*Problem to work on*: Below are entries. Give back exactly the lines from the one containing "Give me the Chart.js source for this chart." through the one containing "c.strokeRect(a.left, a.top, a.right", inclusive, without the pictures.

*Dataset content*:
===============

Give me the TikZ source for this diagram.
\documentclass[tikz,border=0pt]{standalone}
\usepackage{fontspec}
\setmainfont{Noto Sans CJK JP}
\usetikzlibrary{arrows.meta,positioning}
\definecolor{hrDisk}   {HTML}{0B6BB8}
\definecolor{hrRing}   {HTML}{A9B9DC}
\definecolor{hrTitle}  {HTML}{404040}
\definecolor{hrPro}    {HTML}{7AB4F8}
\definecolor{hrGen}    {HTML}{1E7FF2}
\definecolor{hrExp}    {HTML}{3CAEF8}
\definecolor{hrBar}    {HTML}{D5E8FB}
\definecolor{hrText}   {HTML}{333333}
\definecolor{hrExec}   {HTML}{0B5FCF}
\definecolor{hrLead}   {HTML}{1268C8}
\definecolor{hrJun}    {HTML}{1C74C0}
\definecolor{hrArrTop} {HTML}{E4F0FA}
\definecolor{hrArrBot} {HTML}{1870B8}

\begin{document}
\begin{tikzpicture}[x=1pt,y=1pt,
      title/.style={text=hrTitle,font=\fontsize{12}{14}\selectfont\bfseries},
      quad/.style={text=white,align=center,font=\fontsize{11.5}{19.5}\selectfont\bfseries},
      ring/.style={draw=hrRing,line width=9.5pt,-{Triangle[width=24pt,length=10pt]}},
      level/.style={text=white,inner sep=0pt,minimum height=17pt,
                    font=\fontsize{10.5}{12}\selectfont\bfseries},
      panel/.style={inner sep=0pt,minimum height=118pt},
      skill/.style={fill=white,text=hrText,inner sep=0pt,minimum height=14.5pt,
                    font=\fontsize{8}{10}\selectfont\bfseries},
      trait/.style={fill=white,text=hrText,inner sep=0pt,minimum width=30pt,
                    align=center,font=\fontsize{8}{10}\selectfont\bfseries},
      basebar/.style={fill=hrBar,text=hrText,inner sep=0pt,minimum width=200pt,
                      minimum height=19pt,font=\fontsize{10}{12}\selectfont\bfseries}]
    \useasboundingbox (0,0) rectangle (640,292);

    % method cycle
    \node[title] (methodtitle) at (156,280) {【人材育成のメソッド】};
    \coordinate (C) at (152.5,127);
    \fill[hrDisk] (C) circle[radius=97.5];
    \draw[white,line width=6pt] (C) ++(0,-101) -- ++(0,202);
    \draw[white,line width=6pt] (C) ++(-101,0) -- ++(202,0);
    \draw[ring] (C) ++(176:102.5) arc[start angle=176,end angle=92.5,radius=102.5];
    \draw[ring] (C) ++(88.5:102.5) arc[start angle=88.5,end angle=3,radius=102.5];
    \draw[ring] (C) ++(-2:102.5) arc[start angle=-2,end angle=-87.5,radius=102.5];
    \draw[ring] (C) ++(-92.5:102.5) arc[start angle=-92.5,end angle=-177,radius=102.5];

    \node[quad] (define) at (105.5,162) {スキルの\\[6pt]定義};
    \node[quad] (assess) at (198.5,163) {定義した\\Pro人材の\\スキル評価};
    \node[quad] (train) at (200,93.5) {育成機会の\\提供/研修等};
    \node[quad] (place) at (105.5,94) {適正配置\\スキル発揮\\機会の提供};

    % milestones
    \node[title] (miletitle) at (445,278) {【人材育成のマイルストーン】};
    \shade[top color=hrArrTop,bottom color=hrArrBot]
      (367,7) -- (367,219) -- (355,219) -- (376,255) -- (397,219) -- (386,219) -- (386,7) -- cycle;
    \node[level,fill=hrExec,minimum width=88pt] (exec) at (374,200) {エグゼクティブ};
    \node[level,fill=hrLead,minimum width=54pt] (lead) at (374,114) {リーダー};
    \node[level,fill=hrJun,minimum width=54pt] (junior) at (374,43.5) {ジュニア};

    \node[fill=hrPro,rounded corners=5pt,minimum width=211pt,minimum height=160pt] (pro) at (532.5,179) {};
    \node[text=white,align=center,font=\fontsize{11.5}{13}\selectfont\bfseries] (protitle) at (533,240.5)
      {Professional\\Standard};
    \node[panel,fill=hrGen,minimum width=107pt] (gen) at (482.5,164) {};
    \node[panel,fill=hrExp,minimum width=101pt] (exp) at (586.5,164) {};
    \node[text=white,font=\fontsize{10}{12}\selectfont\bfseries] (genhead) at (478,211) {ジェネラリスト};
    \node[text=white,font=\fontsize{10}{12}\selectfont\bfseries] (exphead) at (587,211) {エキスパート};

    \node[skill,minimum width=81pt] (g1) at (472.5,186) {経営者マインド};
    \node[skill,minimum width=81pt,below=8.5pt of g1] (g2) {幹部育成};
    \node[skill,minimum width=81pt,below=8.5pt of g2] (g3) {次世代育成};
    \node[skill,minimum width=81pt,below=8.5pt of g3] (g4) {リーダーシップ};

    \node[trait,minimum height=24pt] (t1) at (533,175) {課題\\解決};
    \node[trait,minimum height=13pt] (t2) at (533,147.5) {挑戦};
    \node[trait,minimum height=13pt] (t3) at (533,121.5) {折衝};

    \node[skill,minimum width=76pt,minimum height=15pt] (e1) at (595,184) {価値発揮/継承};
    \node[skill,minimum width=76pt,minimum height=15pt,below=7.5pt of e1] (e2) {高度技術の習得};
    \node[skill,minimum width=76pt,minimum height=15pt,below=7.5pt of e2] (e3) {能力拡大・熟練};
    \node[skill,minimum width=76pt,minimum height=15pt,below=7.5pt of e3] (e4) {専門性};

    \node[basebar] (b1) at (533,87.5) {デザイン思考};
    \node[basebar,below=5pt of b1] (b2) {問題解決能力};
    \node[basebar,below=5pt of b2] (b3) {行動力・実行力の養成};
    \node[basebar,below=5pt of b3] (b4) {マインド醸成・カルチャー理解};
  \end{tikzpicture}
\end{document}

===============

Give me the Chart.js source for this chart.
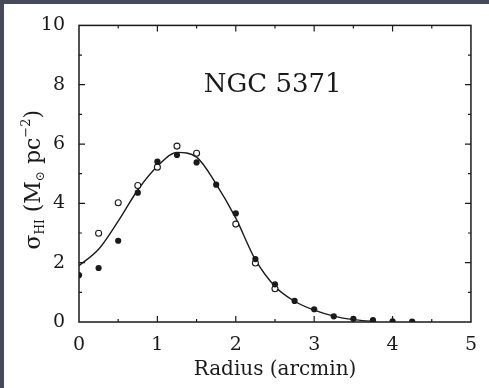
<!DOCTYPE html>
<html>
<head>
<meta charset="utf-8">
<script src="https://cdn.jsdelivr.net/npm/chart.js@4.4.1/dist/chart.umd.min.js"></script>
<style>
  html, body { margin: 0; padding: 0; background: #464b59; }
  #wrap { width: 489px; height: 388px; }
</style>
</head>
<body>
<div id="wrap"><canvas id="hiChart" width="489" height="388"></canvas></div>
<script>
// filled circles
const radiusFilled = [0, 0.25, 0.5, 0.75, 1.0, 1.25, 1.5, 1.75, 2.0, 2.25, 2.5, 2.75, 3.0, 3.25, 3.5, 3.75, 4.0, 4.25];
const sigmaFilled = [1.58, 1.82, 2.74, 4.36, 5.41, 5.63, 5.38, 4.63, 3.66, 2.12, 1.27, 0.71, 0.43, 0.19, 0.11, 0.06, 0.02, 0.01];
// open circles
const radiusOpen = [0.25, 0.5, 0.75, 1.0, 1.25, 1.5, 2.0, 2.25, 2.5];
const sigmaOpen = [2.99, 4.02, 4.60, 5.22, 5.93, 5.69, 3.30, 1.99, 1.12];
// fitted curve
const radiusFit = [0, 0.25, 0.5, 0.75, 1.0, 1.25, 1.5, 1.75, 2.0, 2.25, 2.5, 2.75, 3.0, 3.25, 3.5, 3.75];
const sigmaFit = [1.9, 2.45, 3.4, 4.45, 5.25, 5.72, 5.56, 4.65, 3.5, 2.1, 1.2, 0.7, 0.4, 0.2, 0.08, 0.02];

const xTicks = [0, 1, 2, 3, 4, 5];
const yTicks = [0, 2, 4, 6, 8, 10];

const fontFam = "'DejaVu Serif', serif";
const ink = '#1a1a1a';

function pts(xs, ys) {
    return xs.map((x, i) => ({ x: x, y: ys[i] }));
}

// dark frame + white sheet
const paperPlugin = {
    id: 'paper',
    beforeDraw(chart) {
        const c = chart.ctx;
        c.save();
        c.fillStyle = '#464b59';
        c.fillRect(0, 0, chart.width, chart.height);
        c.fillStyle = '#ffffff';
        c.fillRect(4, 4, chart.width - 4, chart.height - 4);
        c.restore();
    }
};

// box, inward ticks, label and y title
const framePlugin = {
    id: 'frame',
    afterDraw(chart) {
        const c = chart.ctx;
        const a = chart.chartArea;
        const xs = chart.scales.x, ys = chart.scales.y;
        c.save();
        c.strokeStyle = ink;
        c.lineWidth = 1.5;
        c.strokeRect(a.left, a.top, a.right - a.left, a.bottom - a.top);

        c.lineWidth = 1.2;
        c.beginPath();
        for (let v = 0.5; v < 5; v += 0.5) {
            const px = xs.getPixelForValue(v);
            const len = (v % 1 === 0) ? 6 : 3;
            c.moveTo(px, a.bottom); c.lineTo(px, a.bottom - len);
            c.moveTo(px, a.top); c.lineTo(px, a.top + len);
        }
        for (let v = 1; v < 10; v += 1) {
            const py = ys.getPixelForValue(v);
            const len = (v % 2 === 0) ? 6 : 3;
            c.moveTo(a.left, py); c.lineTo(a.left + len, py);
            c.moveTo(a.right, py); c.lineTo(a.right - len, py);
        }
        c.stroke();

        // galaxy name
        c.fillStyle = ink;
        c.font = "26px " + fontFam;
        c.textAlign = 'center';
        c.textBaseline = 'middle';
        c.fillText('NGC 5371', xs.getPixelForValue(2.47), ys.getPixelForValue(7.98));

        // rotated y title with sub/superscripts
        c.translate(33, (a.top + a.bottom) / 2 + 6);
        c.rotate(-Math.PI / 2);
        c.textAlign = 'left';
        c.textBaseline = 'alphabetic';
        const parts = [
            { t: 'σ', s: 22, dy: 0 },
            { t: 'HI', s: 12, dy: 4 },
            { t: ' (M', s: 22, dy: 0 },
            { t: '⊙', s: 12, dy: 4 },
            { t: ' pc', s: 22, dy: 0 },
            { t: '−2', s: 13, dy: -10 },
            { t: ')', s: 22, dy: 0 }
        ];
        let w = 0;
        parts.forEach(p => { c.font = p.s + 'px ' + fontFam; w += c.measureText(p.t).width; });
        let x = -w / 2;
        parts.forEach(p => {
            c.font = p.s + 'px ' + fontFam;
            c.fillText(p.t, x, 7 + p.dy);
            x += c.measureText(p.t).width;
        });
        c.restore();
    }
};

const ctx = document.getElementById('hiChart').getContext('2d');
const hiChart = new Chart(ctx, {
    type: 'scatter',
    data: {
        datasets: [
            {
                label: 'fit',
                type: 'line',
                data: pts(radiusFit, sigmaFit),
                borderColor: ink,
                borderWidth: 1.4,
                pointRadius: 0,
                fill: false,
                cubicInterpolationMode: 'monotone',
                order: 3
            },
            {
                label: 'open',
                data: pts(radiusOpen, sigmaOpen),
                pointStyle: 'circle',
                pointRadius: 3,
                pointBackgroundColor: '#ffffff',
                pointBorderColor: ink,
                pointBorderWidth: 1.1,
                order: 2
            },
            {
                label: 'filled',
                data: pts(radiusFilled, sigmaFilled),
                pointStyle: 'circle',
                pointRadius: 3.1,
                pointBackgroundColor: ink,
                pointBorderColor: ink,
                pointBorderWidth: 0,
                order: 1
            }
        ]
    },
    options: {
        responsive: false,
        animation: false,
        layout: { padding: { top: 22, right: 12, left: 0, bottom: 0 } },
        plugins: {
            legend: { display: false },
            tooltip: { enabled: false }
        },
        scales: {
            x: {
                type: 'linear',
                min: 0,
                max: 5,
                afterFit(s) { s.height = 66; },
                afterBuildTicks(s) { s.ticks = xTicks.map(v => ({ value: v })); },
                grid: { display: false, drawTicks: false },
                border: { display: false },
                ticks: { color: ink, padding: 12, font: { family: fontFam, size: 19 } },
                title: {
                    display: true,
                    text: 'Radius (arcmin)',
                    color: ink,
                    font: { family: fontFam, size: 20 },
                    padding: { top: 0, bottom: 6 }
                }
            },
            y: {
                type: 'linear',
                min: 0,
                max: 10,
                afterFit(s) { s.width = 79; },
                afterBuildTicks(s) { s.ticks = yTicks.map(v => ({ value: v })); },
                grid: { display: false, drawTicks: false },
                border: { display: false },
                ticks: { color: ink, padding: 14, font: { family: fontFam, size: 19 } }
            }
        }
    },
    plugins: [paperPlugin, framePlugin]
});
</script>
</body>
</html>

===============

*Written answer*:
Give me the Chart.js source for this chart.
<!DOCTYPE html>
<html>
<head>
<meta charset="utf-8">
<script src="https://cdn.jsdelivr.net/npm/chart.js@4.4.1/dist/chart.umd.min.js"></script>
<style>
  html, body { margin: 0; padding: 0; background: #464b59; }
  #wrap { width: 489px; height: 388px; }
</style>
</head>
<body>
<div id="wrap"><canvas id="hiChart" width="489" height="388"></canvas></div>
<script>
// filled circles
const radiusFilled = [0, 0.25, 0.5, 0.75, 1.0, 1.25, 1.5, 1.75, 2.0, 2.25, 2.5, 2.75, 3.0, 3.25, 3.5, 3.75, 4.0, 4.25];
const sigmaFilled = [1.58, 1.82, 2.74, 4.36, 5.41, 5.63, 5.38, 4.63, 3.66, 2.12, 1.27, 0.71, 0.43, 0.19, 0.11, 0.06, 0.02, 0.01];
// open circles
const radiusOpen = [0.25, 0.5, 0.75, 1.0, 1.25, 1.5, 2.0, 2.25, 2.5];
const sigmaOpen = [2.99, 4.02, 4.60, 5.22, 5.93, 5.69, 3.30, 1.99, 1.12];
// fitted curve
const radiusFit = [0, 0.25, 0.5, 0.75, 1.0, 1.25, 1.5, 1.75, 2.0, 2.25, 2.5, 2.75, 3.0, 3.25, 3.5, 3.75];
const sigmaFit = [1.9, 2.45, 3.4, 4.45, 5.25, 5.72, 5.56, 4.65, 3.5, 2.1, 1.2, 0.7, 0.4, 0.2, 0.08, 0.02];

const xTicks = [0, 1, 2, 3, 4, 5];
const yTicks = [0, 2, 4, 6, 8, 10];

const fontFam = "'DejaVu Serif', serif";
const ink = '#1a1a1a';

function pts(xs, ys) {
    return xs.map((x, i) => ({ x: x, y: ys[i] }));
}

// dark frame + white sheet
const paperPlugin = {
    id: 'paper',
    beforeDraw(chart) {
        const c = chart.ctx;
        c.save();
        c.fillStyle = '#464b59';
        c.fillRect(0, 0, chart.width, chart.height);
        c.fillStyle = '#ffffff';
        c.fillRect(4, 4, chart.width - 4, chart.height - 4);
        c.restore();
    }
};

// box, inward ticks, label and y title
const framePlugin = {
    id: 'frame',
    afterDraw(chart) {
        const c = chart.ctx;
        const a = chart.chartArea;
        const xs = chart.scales.x, ys = chart.scales.y;
        c.save();
        c.strokeStyle = ink;
        c.lineWidth = 1.5;
        c.strokeRect(a.left, a.top, a.right - a.left, a.bottom - a.top);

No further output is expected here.